(Charts and diagrams as code)
+-------+

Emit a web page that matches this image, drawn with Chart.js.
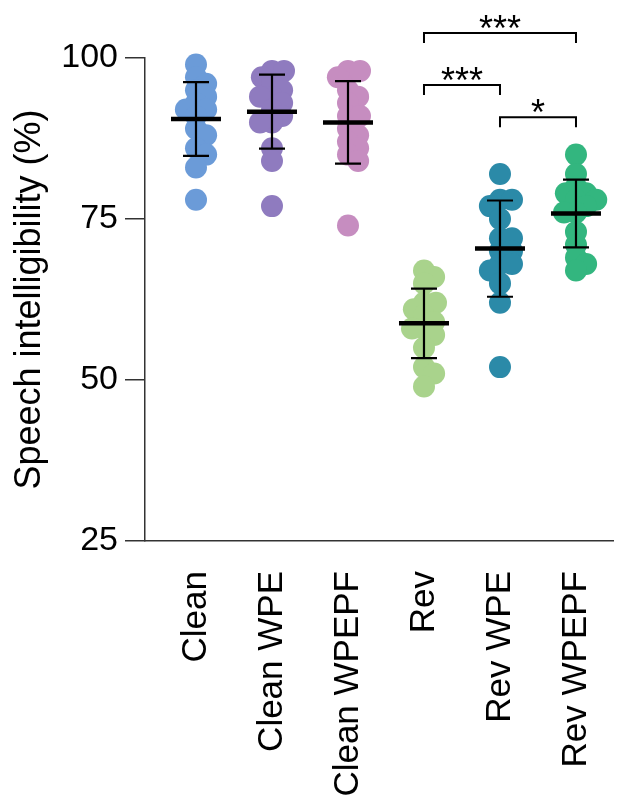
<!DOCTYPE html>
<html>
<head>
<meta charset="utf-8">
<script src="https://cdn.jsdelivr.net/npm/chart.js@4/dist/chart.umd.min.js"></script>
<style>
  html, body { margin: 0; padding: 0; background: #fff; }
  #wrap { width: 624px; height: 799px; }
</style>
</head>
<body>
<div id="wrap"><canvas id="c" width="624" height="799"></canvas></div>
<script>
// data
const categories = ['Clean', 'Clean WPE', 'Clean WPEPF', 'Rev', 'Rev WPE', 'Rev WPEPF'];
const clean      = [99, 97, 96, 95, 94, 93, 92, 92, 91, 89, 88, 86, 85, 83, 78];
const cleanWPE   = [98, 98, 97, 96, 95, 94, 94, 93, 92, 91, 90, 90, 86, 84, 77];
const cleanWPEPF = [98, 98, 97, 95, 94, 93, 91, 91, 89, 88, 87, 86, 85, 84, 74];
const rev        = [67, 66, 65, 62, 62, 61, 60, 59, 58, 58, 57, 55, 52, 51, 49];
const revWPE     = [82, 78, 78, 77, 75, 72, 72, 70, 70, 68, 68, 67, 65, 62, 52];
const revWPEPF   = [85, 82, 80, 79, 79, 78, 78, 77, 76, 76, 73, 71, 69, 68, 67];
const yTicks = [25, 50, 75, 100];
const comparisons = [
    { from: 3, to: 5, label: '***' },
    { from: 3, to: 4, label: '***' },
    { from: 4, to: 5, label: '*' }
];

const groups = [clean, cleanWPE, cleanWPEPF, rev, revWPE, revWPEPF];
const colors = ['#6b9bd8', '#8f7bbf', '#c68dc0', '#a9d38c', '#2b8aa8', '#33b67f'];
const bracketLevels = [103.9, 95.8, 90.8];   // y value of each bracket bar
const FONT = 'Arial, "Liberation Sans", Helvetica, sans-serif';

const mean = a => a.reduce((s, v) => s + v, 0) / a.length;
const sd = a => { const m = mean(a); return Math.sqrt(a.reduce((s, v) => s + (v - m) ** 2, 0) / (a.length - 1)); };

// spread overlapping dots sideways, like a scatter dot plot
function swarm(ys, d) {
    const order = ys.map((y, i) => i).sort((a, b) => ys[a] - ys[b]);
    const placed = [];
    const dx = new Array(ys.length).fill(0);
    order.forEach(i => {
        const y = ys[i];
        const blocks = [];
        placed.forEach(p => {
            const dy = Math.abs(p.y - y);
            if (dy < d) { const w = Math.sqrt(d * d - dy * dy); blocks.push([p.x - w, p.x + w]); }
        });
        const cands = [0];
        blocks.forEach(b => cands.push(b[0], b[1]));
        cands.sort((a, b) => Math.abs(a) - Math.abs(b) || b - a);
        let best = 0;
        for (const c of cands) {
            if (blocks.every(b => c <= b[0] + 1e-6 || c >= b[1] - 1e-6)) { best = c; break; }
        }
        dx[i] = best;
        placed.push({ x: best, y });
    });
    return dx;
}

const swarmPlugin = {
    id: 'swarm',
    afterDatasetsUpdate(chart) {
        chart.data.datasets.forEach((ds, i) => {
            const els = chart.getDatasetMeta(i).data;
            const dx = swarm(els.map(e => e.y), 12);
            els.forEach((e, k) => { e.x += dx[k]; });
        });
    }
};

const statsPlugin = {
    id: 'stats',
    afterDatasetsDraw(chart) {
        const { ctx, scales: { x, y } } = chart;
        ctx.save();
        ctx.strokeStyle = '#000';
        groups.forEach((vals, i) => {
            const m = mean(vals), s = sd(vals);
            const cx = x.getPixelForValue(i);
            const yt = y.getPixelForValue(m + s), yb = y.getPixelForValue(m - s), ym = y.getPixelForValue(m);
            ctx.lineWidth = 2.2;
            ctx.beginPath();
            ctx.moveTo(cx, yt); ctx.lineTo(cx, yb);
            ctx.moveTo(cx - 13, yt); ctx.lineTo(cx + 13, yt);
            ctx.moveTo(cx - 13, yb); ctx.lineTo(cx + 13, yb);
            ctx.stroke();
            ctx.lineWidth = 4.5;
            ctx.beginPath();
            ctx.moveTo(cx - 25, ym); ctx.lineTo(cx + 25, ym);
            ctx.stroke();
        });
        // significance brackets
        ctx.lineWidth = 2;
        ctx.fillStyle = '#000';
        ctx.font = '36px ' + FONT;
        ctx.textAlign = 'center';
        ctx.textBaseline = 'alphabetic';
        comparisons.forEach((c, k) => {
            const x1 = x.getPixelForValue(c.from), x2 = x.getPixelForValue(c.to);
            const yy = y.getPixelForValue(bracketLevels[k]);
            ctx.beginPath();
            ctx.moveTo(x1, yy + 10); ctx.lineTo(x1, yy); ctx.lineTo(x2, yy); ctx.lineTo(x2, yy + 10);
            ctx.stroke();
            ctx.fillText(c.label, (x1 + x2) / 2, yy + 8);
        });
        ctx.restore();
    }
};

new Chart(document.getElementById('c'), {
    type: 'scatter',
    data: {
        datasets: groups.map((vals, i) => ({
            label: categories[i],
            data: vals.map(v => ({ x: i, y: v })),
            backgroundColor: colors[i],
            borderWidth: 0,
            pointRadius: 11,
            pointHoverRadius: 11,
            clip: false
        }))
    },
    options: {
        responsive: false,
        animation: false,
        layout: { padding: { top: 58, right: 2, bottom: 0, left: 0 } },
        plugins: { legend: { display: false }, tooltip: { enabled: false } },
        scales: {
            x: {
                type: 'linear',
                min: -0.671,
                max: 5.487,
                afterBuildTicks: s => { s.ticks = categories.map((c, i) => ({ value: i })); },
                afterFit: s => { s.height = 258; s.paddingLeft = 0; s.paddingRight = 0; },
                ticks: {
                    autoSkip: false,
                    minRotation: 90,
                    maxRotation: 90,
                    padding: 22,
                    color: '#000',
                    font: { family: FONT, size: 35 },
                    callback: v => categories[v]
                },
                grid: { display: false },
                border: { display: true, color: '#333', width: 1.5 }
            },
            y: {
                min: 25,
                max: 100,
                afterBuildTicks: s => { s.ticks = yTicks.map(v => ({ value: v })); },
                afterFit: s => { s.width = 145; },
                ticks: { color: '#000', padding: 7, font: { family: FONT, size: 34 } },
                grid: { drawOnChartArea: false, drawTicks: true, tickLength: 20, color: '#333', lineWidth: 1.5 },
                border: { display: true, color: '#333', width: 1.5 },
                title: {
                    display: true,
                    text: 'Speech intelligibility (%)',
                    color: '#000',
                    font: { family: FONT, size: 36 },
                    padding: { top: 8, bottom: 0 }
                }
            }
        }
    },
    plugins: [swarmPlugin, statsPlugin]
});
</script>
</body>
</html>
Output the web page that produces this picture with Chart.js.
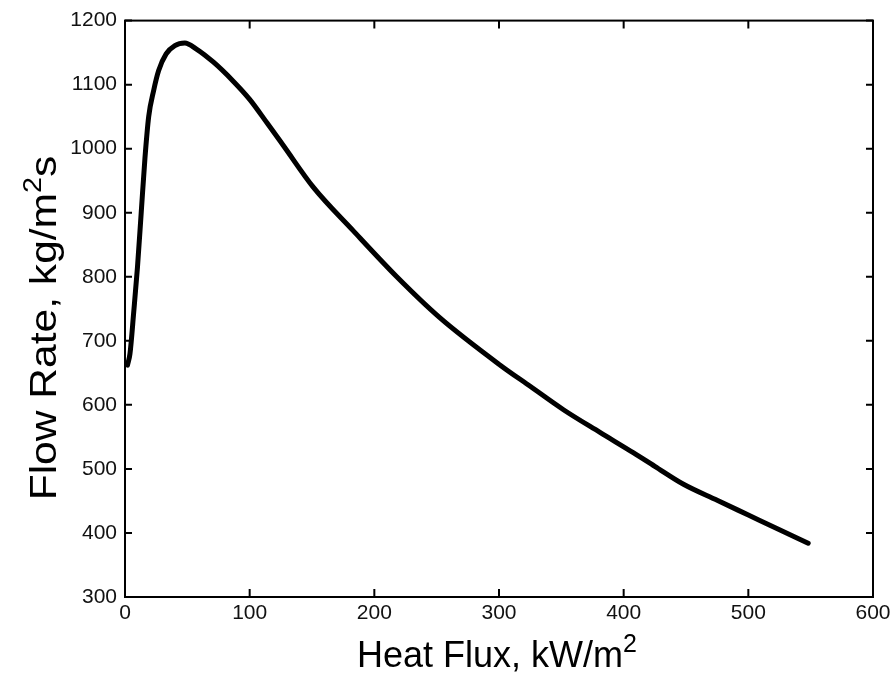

+-------+

## WRITTEN PROBLEM
Copy everything in the records above except the pictures, exactly as written.

## ANSWER FOR THIS EXERCISE
Emit a web page that matches this image, drawn with Chart.js.
<!DOCTYPE html>
<html>
<head>
<meta charset="utf-8">
<script src="https://cdn.jsdelivr.net/npm/chart.js@4/dist/chart.umd.min.js"></script>
<style>
  html, body { margin: 0; padding: 0; background: #fff; }
  #wrap { width: 624px; height: 799px; }
</style>
</head>
<body>
<div id="wrap"><canvas id="c" width="624" height="799"></canvas></div>
<script>
// data
const categories = ['Clean', 'Clean WPE', 'Clean WPEPF', 'Rev', 'Rev WPE', 'Rev WPEPF'];
const clean      = [99, 97, 96, 95, 94, 93, 92, 92, 91, 89, 88, 86, 85, 83, 78];
const cleanWPE   = [98, 98, 97, 96, 95, 94, 94, 93, 92, 91, 90, 90, 86, 84, 77];
const cleanWPEPF = [98, 98, 97, 95, 94, 93, 91, 91, 89, 88, 87, 86, 85, 84, 74];
const rev        = [67, 66, 65, 62, 62, 61, 60, 59, 58, 58, 57, 55, 52, 51, 49];
const revWPE     = [82, 78, 78, 77, 75, 72, 72, 70, 70, 68, 68, 67, 65, 62, 52];
const revWPEPF   = [85, 82, 80, 79, 79, 78, 78, 77, 76, 76, 73, 71, 69, 68, 67];
const yTicks = [25, 50, 75, 100];
const comparisons = [
    { from: 3, to: 5, label: '***' },
    { from: 3, to: 4, label: '***' },
    { from: 4, to: 5, label: '*' }
];

const groups = [clean, cleanWPE, cleanWPEPF, rev, revWPE, revWPEPF];
const colors = ['#6b9bd8', '#8f7bbf', '#c68dc0', '#a9d38c', '#2b8aa8', '#33b67f'];
const bracketLevels = [103.9, 95.8, 90.8];   // y value of each bracket bar
const FONT = 'Arial, "Liberation Sans", Helvetica, sans-serif';

const mean = a => a.reduce((s, v) => s + v, 0) / a.length;
const sd = a => { const m = mean(a); return Math.sqrt(a.reduce((s, v) => s + (v - m) ** 2, 0) / (a.length - 1)); };

// spread overlapping dots sideways, like a scatter dot plot
function swarm(ys, d) {
    const order = ys.map((y, i) => i).sort((a, b) => ys[a] - ys[b]);
    const placed = [];
    const dx = new Array(ys.length).fill(0);
    order.forEach(i => {
        const y = ys[i];
        const blocks = [];
        placed.forEach(p => {
            const dy = Math.abs(p.y - y);
            if (dy < d) { const w = Math.sqrt(d * d - dy * dy); blocks.push([p.x - w, p.x + w]); }
        });
        const cands = [0];
        blocks.forEach(b => cands.push(b[0], b[1]));
        cands.sort((a, b) => Math.abs(a) - Math.abs(b) || b - a);
        let best = 0;
        for (const c of cands) {
            if (blocks.every(b => c <= b[0] + 1e-6 || c >= b[1] - 1e-6)) { best = c; break; }
        }
        dx[i] = best;
        placed.push({ x: best, y });
    });
    return dx;
}

const swarmPlugin = {
    id: 'swarm',
    afterDatasetsUpdate(chart) {
        chart.data.datasets.forEach((ds, i) => {
            const els = chart.getDatasetMeta(i).data;
            const dx = swarm(els.map(e => e.y), 12);
            els.forEach((e, k) => { e.x += dx[k]; });
        });
    }
};

const statsPlugin = {
    id: 'stats',
    afterDatasetsDraw(chart) {
        const { ctx, scales: { x, y } } = chart;
        ctx.save();
        ctx.strokeStyle = '#000';
        groups.forEach((vals, i) => {
            const m = mean(vals), s = sd(vals);
            const cx = x.getPixelForValue(i);
            const yt = y.getPixelForValue(m + s), yb = y.getPixelForValue(m - s), ym = y.getPixelForValue(m);
            ctx.lineWidth = 2.2;
            ctx.beginPath();
            ctx.moveTo(cx, yt); ctx.lineTo(cx, yb);
            ctx.moveTo(cx - 13, yt); ctx.lineTo(cx + 13, yt);
            ctx.moveTo(cx - 13, yb); ctx.lineTo(cx + 13, yb);
            ctx.stroke();
            ctx.lineWidth = 4.5;
            ctx.beginPath();
            ctx.moveTo(cx - 25, ym); ctx.lineTo(cx + 25, ym);
            ctx.stroke();
        });
        // significance brackets
        ctx.lineWidth = 2;
        ctx.fillStyle = '#000';
        ctx.font = '36px ' + FONT;
        ctx.textAlign = 'center';
        ctx.textBaseline = 'alphabetic';
        comparisons.forEach((c, k) => {
            const x1 = x.getPixelForValue(c.from), x2 = x.getPixelForValue(c.to);
            const yy = y.getPixelForValue(bracketLevels[k]);
            ctx.beginPath();
            ctx.moveTo(x1, yy + 10); ctx.lineTo(x1, yy); ctx.lineTo(x2, yy); ctx.lineTo(x2, yy + 10);
            ctx.stroke();
            ctx.fillText(c.label, (x1 + x2) / 2, yy + 8);
        });
        ctx.restore();
    }
};

new Chart(document.getElementById('c'), {
    type: 'scatter',
    data: {
        datasets: groups.map((vals, i) => ({
            label: categories[i],
            data: vals.map(v => ({ x: i, y: v })),
            backgroundColor: colors[i],
            borderWidth: 0,
            pointRadius: 11,
            pointHoverRadius: 11,
            clip: false
        }))
    },
    options: {
        responsive: false,
        animation: false,
        layout: { padding: { top: 58, right: 2, bottom: 0, left: 0 } },
        plugins: { legend: { display: false }, tooltip: { enabled: false } },
        scales: {
            x: {
                type: 'linear',
                min: -0.671,
                max: 5.487,
                afterBuildTicks: s => { s.ticks = categories.map((c, i) => ({ value: i })); },
                afterFit: s => { s.height = 258; s.paddingLeft = 0; s.paddingRight = 0; },
                ticks: {
                    autoSkip: false,
                    minRotation: 90,
                    maxRotation: 90,
                    padding: 22,
                    color: '#000',
                    font: { family: FONT, size: 35 },
                    callback: v => categories[v]
                },
                grid: { display: false },
                border: { display: true, color: '#333', width: 1.5 }
            },
            y: {
                min: 25,
                max: 100,
                afterBuildTicks: s => { s.ticks = yTicks.map(v => ({ value: v })); },
                afterFit: s => { s.width = 145; },
                ticks: { color: '#000', padding: 7, font: { family: FONT, size: 34 } },
                grid: { drawOnChartArea: false, drawTicks: true, tickLength: 20, color: '#333', lineWidth: 1.5 },
                border: { display: true, color: '#333', width: 1.5 },
                title: {
                    display: true,
                    text: 'Speech intelligibility (%)',
                    color: '#000',
                    font: { family: FONT, size: 36 },
                    padding: { top: 8, bottom: 0 }
                }
            }
        }
    },
    plugins: [swarmPlugin, statsPlugin]
});
</script>
</body>
</html>
Output the web page that produces this picture with Chart.js.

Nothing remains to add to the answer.